Don’t get me wrong, I loved Ole Gunnar Solskjaer as a player. He was the first ‘supersub’ worthy of the name and remains the best there’s ever been. He came on and scored the winning goal in a Champions League final, FFS, you can’t more ‘super’ than that. Yet, as virtually always (Glenn Hoddle the noted exception) ‘fans’ favourites’ make useless managers. Like when Shearer went to manage Newcastle. Like a returning hero, like the God he is in those parts. Yet found that the unarguable gift he had for scoring goals was not part of the skill set required to manage a club. Which he couldn’t, didn’t and failed miserably.

Ole has done ok. At times. Then loaded up this summer with a few extra superstars. Like Ronaldo. The super-est superstar of them all. Like Jaydon Sancho, the up-and-coming superstar. And Donny Van der Beek. A Dutchman. Well with those names added to the already star-studded list, what could possibly go wrong?

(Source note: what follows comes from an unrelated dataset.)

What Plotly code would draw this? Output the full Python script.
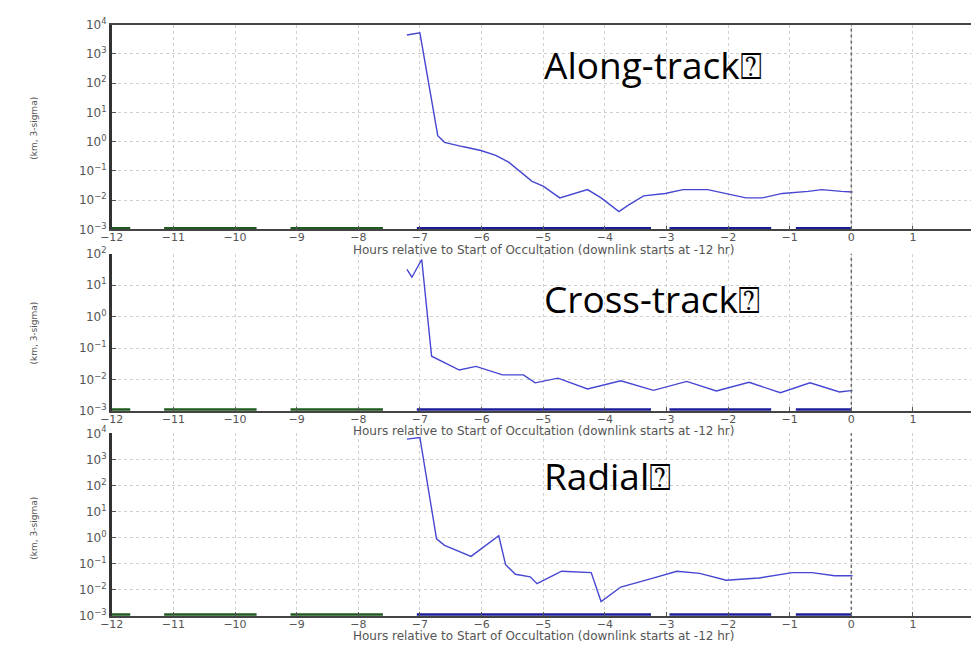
import plotly.graph_objects as go

# ---------------- data ----------------
hours_along = [-7.21, -7.0, -6.71, -6.60, -6.31, -6.01, -5.77, -5.56, -5.18, -5.0, -4.73,
               -4.28, -4.06, -3.77, -3.63, -3.37, -3.02, -2.73, -2.33, -1.98, -1.71,
               -1.44, -1.12, -0.70, -0.48, -0.16, 0.02]
along_track = [4400, 5200, 1.6, 0.95, 0.68, 0.50, 0.34, 0.20, 0.044, 0.030, 0.012,
               0.023, 0.012, 0.0041, 0.0065, 0.014, 0.017, 0.023, 0.023, 0.016, 0.012,
               0.012, 0.017, 0.020, 0.023, 0.020, 0.019]

hours_cross = [-7.21, -7.13, -6.97, -6.81, -6.36, -6.09, -5.66, -5.32, -5.13, -4.76,
               -4.28, -3.74, -3.21, -2.67, -2.19, -1.66, -1.15, -0.67, -0.19, 0.02]
cross_track = [32, 18, 66, 0.055, 0.020, 0.026, 0.014, 0.014, 0.0078, 0.011,
               0.0050, 0.0091, 0.0045, 0.0087, 0.0043, 0.0081, 0.0038, 0.0078, 0.0040, 0.0045]

hours_radial = [-7.21, -7.0, -6.73, -6.60, -6.17, -5.77, -5.72, -5.61, -5.45, -5.21, -5.10,
                -4.70, -4.22, -4.06, -3.74, -3.26, -2.83, -2.46, -2.03, -1.50, -0.96,
                -0.64, -0.27, 0.02]
radial = [6000, 6900, 0.89, 0.50, 0.19, 0.89, 1.17, 0.091, 0.039, 0.031, 0.017,
          0.051, 0.045, 0.0035, 0.0126, 0.026, 0.051, 0.042, 0.023, 0.028, 0.045,
          0.045, 0.034, 0.034]

# tracking passes drawn along the floor of each panel
green_start = [-12.0, -11.15, -9.1]
green_end = [-11.7, -9.65, -7.6]
blue_start = [-7.05, -2.95, -0.9]
blue_end = [-3.25, -1.3, 0.0]
floor_value = 1e-3

x_tickvals = [-12, -11, -10, -9, -8, -7, -6, -5, -4, -3, -2, -1, 0, 1]
x_ticktext = ["\u221212", "\u221211", "\u221210", "\u22129", "\u22128", "\u22127", "\u22126",
              "\u22125", "\u22124", "\u22123", "\u22122", "\u22121", "0", "1"]
y_tickvals = [1e-3, 1e-2, 1e-1, 1e0, 1e1, 1e2, 1e3, 1e4]
y_ticktext = ["10<sup>\u22123</sup>", "10<sup>\u22122</sup>", "10<sup>\u22121</sup>",
              "10<sup>0</sup>", "10<sup>1</sup>", "10<sup>2</sup>", "10<sup>3</sup>",
              "10<sup>4</sup>"]

panel_titles = ["Along-track\u2370", "Cross-track\u2370", "Radial\u2370"]
x_title = "Hours relative to Start of Occultation (downlink starts at -12 hr)"
y_title = "(km, 3-sigma)"

# ---------------- layout geometry ----------------
W, H = 971, 651
def py(p):
    return 1 - p / H

x_left_px = 101
px_per_hour = 62.4
x_max = (W - x_left_px) / px_per_hour - 12

# (top px, bottom px, log max, title y px, ylabel y px, xlabel y px)
panels = [
    (16, 226, 4, 57, 122, 247),
    (251, 412, 2, 297, 332, 433),
    (435, 622, 4, 478, 532, 643),
]
series = [(hours_along, along_track), (hours_cross, cross_track), (hours_radial, radial)]

def segs(starts, ends):
    xs, ys = [], []
    for s, e in zip(starts, ends):
        xs += [s, e, None]
        ys += [floor_value, floor_value, None]
    return xs, ys

gx, gy = segs(green_start, green_end)
bx, by = segs(blue_start, blue_end)

fig = go.Figure()
annotations = []
shapes = []
layout = {}

xtick_font = dict(family="DejaVu Sans", size=11, color="#555555")
ytick_font = dict(family="DejaVu Sans", size=12, color="#555555")

for i, ((top, bot, lmax, ty, yly, xly), (hx, hv)) in enumerate(zip(panels, series)):
    n = "" if i == 0 else str(i + 1)
    xa, ya = "x" + n, "y" + n
    fig.add_trace(go.Scatter(x=gx, y=gy, xaxis=xa, yaxis=ya, mode="lines",
                             line=dict(color="#1f5a1f", width=5), showlegend=False,
                             hoverinfo="skip"))
    fig.add_trace(go.Scatter(x=bx, y=by, xaxis=xa, yaxis=ya, mode="lines",
                             line=dict(color="#1c1c9a", width=5), showlegend=False,
                             hoverinfo="skip"))
    fig.add_trace(go.Scatter(x=hx, y=hv, xaxis=xa, yaxis=ya, mode="lines",
                             line=dict(color="#4646d2", width=1.4), showlegend=False))

    tv = [v for v in y_tickvals if v <= 10 ** lmax + 1]
    tt = y_ticktext[:len(tv)]
    layout["xaxis" + n] = dict(
        domain=[x_left_px / W, 1], range=[-12, x_max], anchor=ya,
        tickvals=x_tickvals, ticktext=x_ticktext, tickfont=xtick_font,
        ticks="inside", ticklen=4, tickcolor="#555555", ticklabelstandoff=-3,
        showgrid=True, gridcolor="#d0d0d0", griddash="dot", gridwidth=1,
        showline=True, linecolor="#444444", linewidth=1.5,
        mirror=(i == 0), zeroline=False, fixedrange=True,
    )
    layout["yaxis" + n] = dict(
        domain=[py(bot), py(top)], type="log", range=[-3, lmax], anchor=xa,
        tickvals=tv, ticktext=tt, tickfont=ytick_font,
        ticks="inside", ticklen=4, tickcolor="#555555",
        showgrid=True, gridcolor="#d0d0d0", griddash="dot", gridwidth=1,
        showline=True, linecolor="#333333", linewidth=2.5,
        zeroline=False, fixedrange=True,
    )
    shapes.append(dict(type="line", xref=xa, yref=ya + " domain", x0=0, x1=0, y0=0, y1=1,
                       line=dict(color="#666666", width=1.5, dash="dot")))
    annotations.append(dict(text=panel_titles[i], xref="paper", yref="paper",
                            x=537 / W, y=py(ty), xanchor="left", yanchor="middle",
                            showarrow=False,
                            font=dict(family="Open Sans", size=37, color="#000000")))
    annotations.append(dict(text=y_title, xref="paper", yref="paper",
                            x=22 / W, y=py(yly), xanchor="center", yanchor="middle",
                            textangle=-90, showarrow=False,
                            font=dict(family="DejaVu Sans", size=9, color="#555555")))
    annotations.append(dict(text=x_title, xref="paper", yref="paper",
                            x=538 / W, y=py(xly), xanchor="center", yanchor="middle",
                            showarrow=False,
                            font=dict(family="DejaVu Sans", size=12, color="#555555")))

fig.update_layout(
    width=W, height=H,
    margin=dict(l=0, r=0, t=0, b=0),
    paper_bgcolor="white", plot_bgcolor="white",
    annotations=annotations, shapes=shapes,
    **layout,
)

fig.write_html("out.html")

To lose at home hurts. To lose at home to your bitterest rivals really hurts. To basically not even turn up for the match, get totally demolished, lose by an embarrassing score line and have last year’s superstar sent off after 14 minutes on the pitch, well that’s just… just…

Just awful. At which point the fans, as well as the owners, have to think: ‘what the f….??’

And logically, it can only really come down to the manager. He has an orchestra of prodigious talent but failed to conduct it. I don’t think the players are without blame, they were terrible on Sunday, lazy, careless and negligent. But they would never have played like that under Alex Ferguson. They wouldn’t have dared.

I’m quite amazed that Ole is still (at the time of writing) in his job. Although part of me hopes he retains it. At least until Saturday, when United play Spurs. And we need all the help we can get.